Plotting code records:
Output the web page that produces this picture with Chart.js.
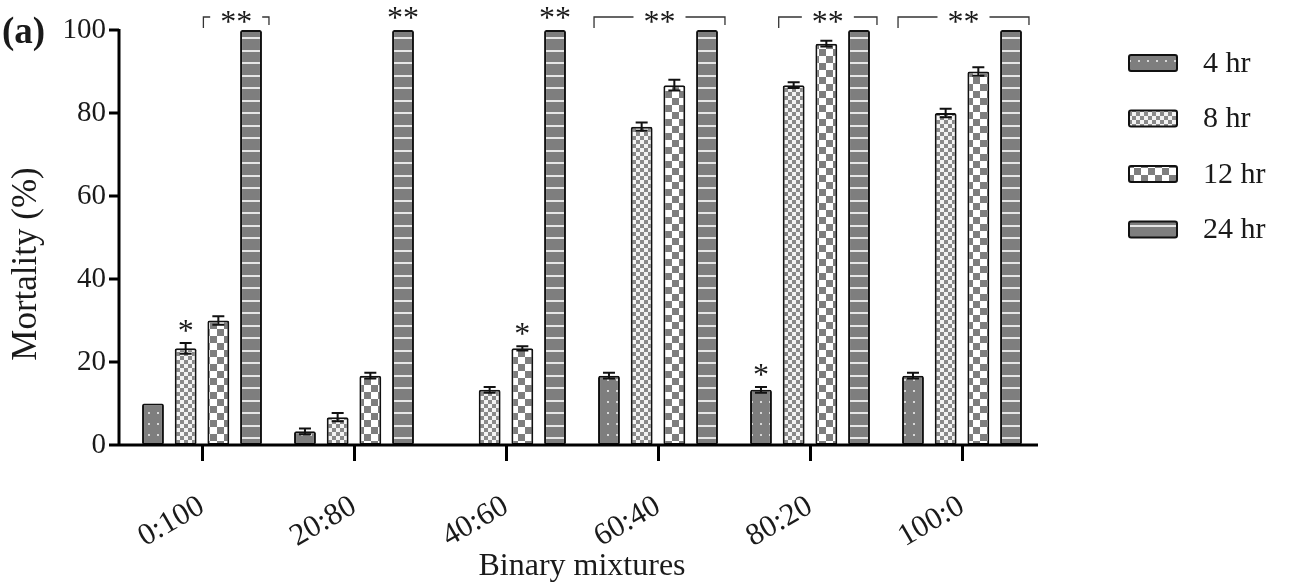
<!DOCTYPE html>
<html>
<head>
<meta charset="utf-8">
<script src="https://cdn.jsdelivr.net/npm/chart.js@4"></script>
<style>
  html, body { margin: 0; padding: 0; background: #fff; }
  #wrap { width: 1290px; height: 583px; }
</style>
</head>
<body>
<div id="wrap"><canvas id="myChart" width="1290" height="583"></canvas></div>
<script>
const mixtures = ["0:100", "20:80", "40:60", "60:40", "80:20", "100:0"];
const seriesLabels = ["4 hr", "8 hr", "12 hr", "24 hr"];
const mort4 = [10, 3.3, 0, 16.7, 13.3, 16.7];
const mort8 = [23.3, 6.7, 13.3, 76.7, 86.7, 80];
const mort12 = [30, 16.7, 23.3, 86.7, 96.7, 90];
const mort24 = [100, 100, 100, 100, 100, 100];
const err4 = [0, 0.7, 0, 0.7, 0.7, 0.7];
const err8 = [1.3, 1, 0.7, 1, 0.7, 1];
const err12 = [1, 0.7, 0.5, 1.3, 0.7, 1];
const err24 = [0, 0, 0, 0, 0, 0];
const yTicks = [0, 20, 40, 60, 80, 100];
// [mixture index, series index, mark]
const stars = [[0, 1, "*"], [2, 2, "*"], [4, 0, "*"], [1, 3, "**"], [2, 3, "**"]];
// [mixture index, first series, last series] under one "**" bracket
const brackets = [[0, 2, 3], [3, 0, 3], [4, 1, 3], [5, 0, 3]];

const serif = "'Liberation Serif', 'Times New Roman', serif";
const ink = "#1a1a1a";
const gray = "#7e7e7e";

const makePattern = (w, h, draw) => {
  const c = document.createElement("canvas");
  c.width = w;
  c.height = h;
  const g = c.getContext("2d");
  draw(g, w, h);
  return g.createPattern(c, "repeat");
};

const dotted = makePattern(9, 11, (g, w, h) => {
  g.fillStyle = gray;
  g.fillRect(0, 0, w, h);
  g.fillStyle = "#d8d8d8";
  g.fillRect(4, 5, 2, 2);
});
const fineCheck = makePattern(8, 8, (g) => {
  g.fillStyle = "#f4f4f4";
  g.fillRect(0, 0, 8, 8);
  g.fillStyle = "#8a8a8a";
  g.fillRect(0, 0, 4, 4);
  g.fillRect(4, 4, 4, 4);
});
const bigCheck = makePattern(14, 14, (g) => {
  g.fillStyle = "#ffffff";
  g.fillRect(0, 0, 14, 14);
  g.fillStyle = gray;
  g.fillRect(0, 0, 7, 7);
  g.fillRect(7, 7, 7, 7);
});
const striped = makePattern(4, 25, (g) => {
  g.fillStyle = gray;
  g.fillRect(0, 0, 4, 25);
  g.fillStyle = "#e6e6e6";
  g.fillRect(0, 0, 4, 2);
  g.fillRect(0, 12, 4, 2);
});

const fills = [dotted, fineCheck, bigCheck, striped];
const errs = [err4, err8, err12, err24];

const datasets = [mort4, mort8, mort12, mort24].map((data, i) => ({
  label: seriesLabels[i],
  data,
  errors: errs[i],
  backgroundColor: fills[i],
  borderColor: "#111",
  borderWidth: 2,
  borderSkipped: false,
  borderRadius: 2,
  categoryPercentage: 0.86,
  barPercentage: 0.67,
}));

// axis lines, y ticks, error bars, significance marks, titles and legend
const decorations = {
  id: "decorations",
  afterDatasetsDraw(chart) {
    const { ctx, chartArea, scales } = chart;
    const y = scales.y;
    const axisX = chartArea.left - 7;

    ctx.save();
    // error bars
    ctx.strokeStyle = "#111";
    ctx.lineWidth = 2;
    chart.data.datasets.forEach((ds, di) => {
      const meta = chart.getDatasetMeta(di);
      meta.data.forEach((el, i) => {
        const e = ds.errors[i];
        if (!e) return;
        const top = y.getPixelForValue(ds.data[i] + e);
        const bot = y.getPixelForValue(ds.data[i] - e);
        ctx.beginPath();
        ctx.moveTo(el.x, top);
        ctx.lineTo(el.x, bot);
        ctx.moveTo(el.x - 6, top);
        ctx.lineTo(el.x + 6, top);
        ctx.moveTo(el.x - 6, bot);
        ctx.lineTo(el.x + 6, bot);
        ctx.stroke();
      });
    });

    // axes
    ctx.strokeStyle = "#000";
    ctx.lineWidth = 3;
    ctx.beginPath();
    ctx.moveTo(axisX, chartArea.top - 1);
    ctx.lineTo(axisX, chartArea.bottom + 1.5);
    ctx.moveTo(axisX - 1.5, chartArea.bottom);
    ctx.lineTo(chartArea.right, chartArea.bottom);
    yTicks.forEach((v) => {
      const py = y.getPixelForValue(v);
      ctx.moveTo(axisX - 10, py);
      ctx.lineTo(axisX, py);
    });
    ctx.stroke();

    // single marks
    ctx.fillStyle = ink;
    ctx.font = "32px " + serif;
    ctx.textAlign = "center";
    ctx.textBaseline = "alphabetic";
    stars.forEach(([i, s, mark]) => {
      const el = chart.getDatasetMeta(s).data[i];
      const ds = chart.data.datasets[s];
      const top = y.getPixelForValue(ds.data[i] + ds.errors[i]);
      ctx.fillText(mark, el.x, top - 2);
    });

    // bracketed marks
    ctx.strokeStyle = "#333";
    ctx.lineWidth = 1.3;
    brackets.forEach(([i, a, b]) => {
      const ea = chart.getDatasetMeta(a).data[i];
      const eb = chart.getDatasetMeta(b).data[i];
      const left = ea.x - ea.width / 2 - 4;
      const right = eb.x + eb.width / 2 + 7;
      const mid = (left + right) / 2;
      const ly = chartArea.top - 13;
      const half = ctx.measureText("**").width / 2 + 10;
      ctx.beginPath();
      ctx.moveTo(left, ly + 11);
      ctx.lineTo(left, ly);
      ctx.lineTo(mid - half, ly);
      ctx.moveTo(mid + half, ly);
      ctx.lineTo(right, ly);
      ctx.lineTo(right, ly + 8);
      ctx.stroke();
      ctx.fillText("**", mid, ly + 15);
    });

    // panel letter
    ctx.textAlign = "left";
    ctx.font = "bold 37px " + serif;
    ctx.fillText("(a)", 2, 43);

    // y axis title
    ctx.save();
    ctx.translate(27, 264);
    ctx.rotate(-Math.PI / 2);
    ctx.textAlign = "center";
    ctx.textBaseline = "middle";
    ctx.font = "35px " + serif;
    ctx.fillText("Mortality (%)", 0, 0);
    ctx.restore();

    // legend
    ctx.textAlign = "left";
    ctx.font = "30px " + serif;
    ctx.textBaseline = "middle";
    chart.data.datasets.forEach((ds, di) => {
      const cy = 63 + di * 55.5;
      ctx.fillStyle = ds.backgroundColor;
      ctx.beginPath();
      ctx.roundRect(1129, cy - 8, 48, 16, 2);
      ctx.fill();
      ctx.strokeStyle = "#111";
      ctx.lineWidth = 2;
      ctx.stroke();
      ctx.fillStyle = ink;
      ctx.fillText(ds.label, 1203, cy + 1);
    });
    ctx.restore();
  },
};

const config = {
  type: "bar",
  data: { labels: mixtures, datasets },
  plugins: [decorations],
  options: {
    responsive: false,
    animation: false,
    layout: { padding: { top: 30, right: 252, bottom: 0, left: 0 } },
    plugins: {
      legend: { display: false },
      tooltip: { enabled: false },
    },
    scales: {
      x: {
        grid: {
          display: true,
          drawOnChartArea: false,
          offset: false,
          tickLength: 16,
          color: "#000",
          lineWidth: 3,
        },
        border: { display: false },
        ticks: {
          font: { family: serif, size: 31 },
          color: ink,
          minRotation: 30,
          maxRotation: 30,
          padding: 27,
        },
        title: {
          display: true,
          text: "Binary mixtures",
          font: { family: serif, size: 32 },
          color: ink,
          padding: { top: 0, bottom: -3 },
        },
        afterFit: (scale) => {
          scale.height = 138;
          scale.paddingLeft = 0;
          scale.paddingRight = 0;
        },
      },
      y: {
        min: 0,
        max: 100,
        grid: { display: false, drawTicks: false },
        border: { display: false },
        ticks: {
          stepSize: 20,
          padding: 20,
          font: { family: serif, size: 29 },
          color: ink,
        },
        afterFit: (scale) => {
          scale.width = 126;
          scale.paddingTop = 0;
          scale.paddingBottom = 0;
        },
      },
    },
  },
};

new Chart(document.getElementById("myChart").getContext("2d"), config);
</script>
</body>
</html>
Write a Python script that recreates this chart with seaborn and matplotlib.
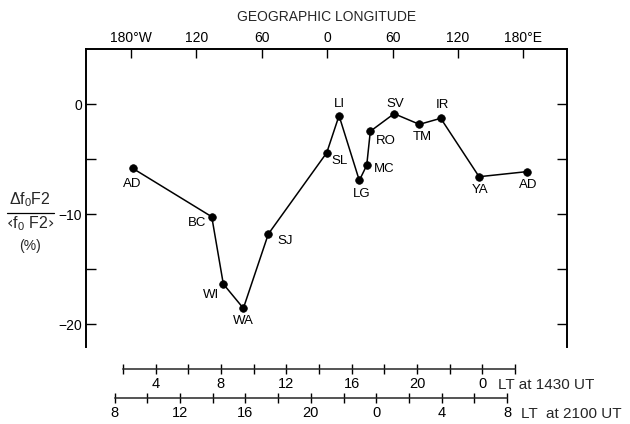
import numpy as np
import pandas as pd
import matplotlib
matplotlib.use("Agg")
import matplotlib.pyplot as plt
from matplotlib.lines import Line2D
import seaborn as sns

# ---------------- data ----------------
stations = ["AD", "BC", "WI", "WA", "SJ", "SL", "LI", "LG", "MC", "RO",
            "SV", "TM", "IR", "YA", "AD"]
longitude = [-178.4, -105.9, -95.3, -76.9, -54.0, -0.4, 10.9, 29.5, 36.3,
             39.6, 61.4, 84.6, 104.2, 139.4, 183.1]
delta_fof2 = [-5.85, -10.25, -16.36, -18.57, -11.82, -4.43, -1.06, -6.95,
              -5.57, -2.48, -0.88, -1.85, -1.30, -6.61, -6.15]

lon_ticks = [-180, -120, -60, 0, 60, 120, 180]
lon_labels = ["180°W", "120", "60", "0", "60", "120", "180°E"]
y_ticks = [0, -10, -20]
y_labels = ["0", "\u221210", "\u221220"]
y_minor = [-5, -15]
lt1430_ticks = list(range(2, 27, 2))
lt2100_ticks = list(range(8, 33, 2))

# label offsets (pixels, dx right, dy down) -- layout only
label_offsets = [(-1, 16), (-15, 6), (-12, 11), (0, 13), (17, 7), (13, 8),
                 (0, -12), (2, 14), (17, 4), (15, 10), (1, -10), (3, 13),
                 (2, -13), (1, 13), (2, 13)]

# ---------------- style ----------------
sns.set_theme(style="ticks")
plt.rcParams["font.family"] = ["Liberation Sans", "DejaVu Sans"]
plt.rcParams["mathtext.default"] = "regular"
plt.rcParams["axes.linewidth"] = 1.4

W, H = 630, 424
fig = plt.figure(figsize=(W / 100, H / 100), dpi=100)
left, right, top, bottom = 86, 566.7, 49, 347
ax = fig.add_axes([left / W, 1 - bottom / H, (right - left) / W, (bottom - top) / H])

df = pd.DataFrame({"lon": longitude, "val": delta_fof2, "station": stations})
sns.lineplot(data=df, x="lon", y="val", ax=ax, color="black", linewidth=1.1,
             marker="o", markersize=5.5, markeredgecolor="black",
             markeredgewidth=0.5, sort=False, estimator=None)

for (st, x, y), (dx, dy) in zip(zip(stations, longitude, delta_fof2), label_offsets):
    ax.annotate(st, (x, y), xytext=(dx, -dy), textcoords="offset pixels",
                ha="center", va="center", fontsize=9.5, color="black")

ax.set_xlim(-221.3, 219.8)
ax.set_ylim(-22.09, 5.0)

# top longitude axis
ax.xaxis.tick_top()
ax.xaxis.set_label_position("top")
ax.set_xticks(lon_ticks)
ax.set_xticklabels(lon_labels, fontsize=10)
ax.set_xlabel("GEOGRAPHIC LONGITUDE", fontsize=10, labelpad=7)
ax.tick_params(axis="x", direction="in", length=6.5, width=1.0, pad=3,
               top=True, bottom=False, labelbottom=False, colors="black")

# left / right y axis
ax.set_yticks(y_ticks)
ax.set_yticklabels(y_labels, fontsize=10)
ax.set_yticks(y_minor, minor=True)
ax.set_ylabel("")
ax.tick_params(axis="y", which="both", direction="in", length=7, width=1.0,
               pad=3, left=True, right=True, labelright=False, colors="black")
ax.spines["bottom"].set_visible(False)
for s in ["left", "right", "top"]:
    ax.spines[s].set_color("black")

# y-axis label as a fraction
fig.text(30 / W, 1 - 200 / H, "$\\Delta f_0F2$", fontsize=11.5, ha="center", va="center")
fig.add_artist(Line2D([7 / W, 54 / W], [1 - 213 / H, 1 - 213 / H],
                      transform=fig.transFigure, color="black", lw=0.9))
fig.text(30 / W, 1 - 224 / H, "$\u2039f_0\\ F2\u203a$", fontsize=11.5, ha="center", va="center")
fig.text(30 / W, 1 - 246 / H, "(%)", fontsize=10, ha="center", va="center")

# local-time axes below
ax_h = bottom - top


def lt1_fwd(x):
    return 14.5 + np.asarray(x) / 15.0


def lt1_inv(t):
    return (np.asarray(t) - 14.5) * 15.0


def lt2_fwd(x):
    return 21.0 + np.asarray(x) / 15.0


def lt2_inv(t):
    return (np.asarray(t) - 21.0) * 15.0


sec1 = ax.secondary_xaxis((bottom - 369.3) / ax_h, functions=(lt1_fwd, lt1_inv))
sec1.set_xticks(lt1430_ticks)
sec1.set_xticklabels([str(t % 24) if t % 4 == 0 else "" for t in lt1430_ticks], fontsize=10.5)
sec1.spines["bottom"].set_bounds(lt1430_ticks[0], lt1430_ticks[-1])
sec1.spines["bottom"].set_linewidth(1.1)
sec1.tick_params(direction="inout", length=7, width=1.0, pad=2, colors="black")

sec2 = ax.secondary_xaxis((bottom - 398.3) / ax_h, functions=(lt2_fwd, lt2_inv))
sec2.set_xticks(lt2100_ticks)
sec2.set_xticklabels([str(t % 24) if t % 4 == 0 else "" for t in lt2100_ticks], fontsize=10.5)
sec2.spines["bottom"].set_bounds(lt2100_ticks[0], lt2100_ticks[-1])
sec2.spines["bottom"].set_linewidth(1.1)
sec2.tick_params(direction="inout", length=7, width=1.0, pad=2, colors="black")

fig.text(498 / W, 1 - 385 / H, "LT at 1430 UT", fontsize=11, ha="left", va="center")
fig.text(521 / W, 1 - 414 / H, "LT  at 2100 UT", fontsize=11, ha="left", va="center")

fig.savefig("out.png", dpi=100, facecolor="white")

● **Goal**
Take the material above and output only the lines from the one that contains "Write a Python" through the one that contains "import seaborn as sns", ends included and images left out.

● **Task response**
Write a Python script that recreates this chart with seaborn and matplotlib.
import numpy as np
import pandas as pd
import matplotlib
matplotlib.use("Agg")
import matplotlib.pyplot as plt
from matplotlib.lines import Line2D
import seaborn as sns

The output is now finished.